Dear Dr. Moon, ladies and gentlemen, I was born in the Ypres Salient, in Flanders’ Fields, in the western part of Belgium, a horrendous battlefield of the First World War. On a memorial in the small city of Ypres to Unknown Soldiers killed in battle, there are these two famous words set in stone: “Never Again.” This universal pledge, this prayer, repeated so many times, is far from being realized. In Yemen, in Eastern Congo, in Ukraine—to name just a few—and in so many other places, all too many women, children and men are suffering.

We, in Western Europe have been blessed, throughout the 20th century, by the international solidarity that brought young soldiers from all over the globe to Western Europe to fight for our freedom and security. After the Second World War, that international engagement and the collective responsibility to offer protection and safeguard peace, inspired multilateral efforts to prevent war and to fight back in solidarity with those attacked, against aggression.

The North Atlantic Alliance has, over the last 80 years, successfully protected the nations of the Alliance, and aided progress towards European integration. Even more importantly, we would wish that beyond the borders of our Alliance all of the world’s citizens could be blessed by similar means of protecting peace and fundamental human rights. The freedoms, progress, exchanges, openness and interconnectedness that we have benefited from as individuals and as free nations and which have brought us progress, are in fact global values. These values are amongst the fundamental principles that underpin effective multilateral cooperation.

However, we now see how the unprovoked Russian aggression directed at the Ukraine is affecting the global order and, even more importantly, the daily lives of the world’s citizens with regard to their food and energy supplies, their living costs and their safety.

The war in the Ukraine is not just an issue between Ukraine and Russia; it is not just a regional matter. It is a human catastrophe and a threatening challenge affecting all nations.

The same goes for the conflict and division that has, for so many decades, been affecting the Korean Peninsula. The Korean Peninsula should be reunited, the state of war that officially still exists between the two Koreas, finally ended and the unacceptable threat posed by nuclear arms put an end to. This is an endeavor that we, members of the international community, should more actively pursue, in solidarity with the citizens who suffer from the division caused by the war. Indeed, the reunification of the Korean Peninsula should be a more prominent item on the common agenda that we, as the international community, share.

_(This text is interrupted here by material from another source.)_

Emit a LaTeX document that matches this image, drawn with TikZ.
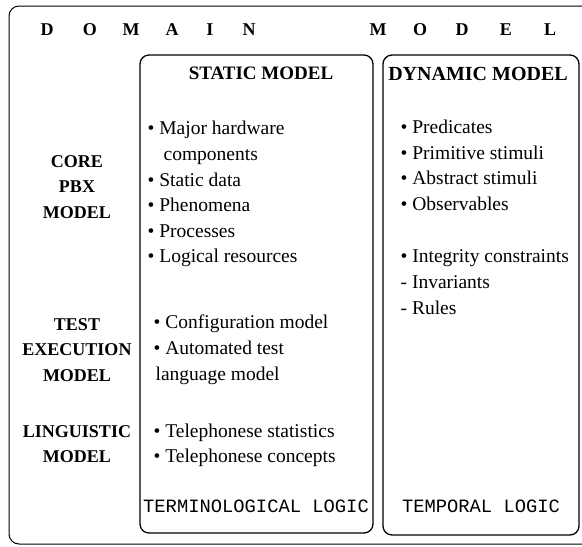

Dear Dr. Moon, dear excellencies, ladies and gentlemen, the Seoul Declaration adopted at the World Summit in February earlier this year, and underwritten and supported by so many world leaders, is a very important document. It is a comprehensive, concrete and clear roadmap to a sustainable and peaceful coexistence and ultimate reunification.

The strength of the Seoul Declaration lies in the fact that it goes far beyond traditional and narrow military and diplomatic approaches. The Declaration is based on UPF’s collaborative and multisectoral approach and indeed includes many concrete proposals for strengthening people-to-people relationships and deepening cooperation. The Declaration includes so many concrete proposals that would act as steppingstones on the path to improvements in the daily lives of the people concerned and to peaceful reunification.

Let us therefore actively promote the content of the Seoul Declaration and ask all incumbent international leaders to give it the attention it deserves.

The peaceful reunification of the Korean Peninsula is more than the legitimate dream of you, Mother Moon, and the entire Korean nation. It is also a crucial task for the entire global community to fulfil.

I wish all those physically present for the World Summit in Korea, very fruitful exchanges and hope to meet you in person soon.

Thank you very much for your kind attention.